By Mary O’KEEFE
Last week I wrote of the weather balloon that started the Roswell UFO legacy. But balloons floating along the horizon have always sparked imagination, whether having several of them attached to the home of an elderly widow who just wanted to fulfill a promise to his late wife in “Up” to that “silly old bear hovering under the honey tree” or terrifying us with the floating red balloon in a storm drain with Pennywise extending an invitation to join him in Stephen King’s “It.”
Balloons have been a part of our childhood and adulthood, even though we might take them for granted. It may seem strange that a weather balloon system that was used to collect weather data over 120 years ago is still an active and important piece of scientific equipment. It is still relevant in this space age period and the system is still going strong.
One of the earliest documented uses of weather balloons was by French meteorologist Leon Teisserenc de Bort as early as 1896. His work was instrumental in the discovery of the tropopause and stratosphere – unique layers in the atmosphere. In fact his work was so beneficial he was honored by having a crater on the Moon and one on Mars named after him. Weather balloons were used throughout time and in the 1950s James Van Allen, who later discovered Earth’s Van Allen Belts, performed many important weather balloon experiments, according to High Altitude Science.
The predecessor to the weather balloon was the kite; however, with the invention of aircraft things changed. In 1909 Weather Bureau stations began to track small free-flying balloons, like pilot balloons, with an optical theodolite to obtain winds aloft information. At night a small light was attached to the balloon to aid tracking, according to the National Weather Service. From 1925 to 1943 the Weather Bureau operated a network of up to 30 aircraft stations across the country that collected aircraft observations. However, the aircraft could not be flown in poor weather and the data would not be analyzed until the planes landed.
Although we now have satellites and other ways of mapping and predicting weather, the weather balloon is still an active monitor.
“Twice a day, every day of the year, weather balloons are released simultaneously from almost 900 locations worldwide. This includes 93 released by the National Weather Service in the U.S. and its territories. The balloon flights last for about two hours, can drift as far as 125 miles and rise up to over 100,000 feet [about 20 miles] in the atmosphere,” according to the National Weather Service.
The weather balloons are made of latex or synthetic rubber and are filled with either hydrogen or helium. They start out at about six feet wide before their release and then expand to 20 feet in diameter as they rise. They will often endure temperatures as cold as -139 degrees Fahrenheit, ice, thunderstorms and wind speeds of about 200 mph. There is a parachute attached to the balloon that allows it to fall slowly to the ground after the balloon bursts.

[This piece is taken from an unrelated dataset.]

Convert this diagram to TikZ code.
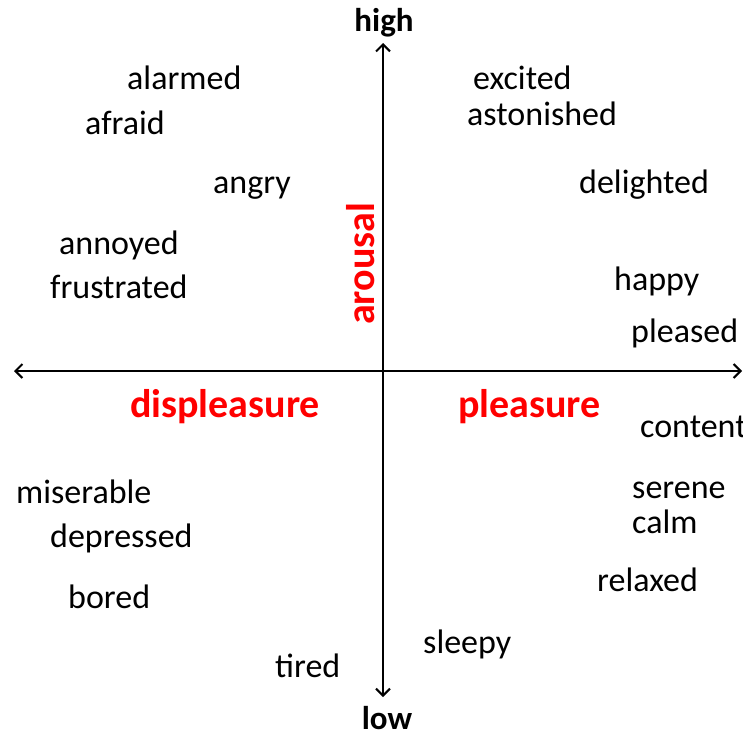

Don’t put your sleeveless tops away yet as this weekend and next week will see temperatures climbing back from “hot” to “oh my gosh I thought we were done with this.” Today the high is expected to be in the high 80s … and that will be our coolest day for a while. By Friday temps will be back to the 90s and Tuesday will see 96 degrees with temperatures that may even climb into the triple digits. Nothing but sun with no rain in sight.
The evenings will at least be milder than the last heatwave with lows in the 60s and 70s.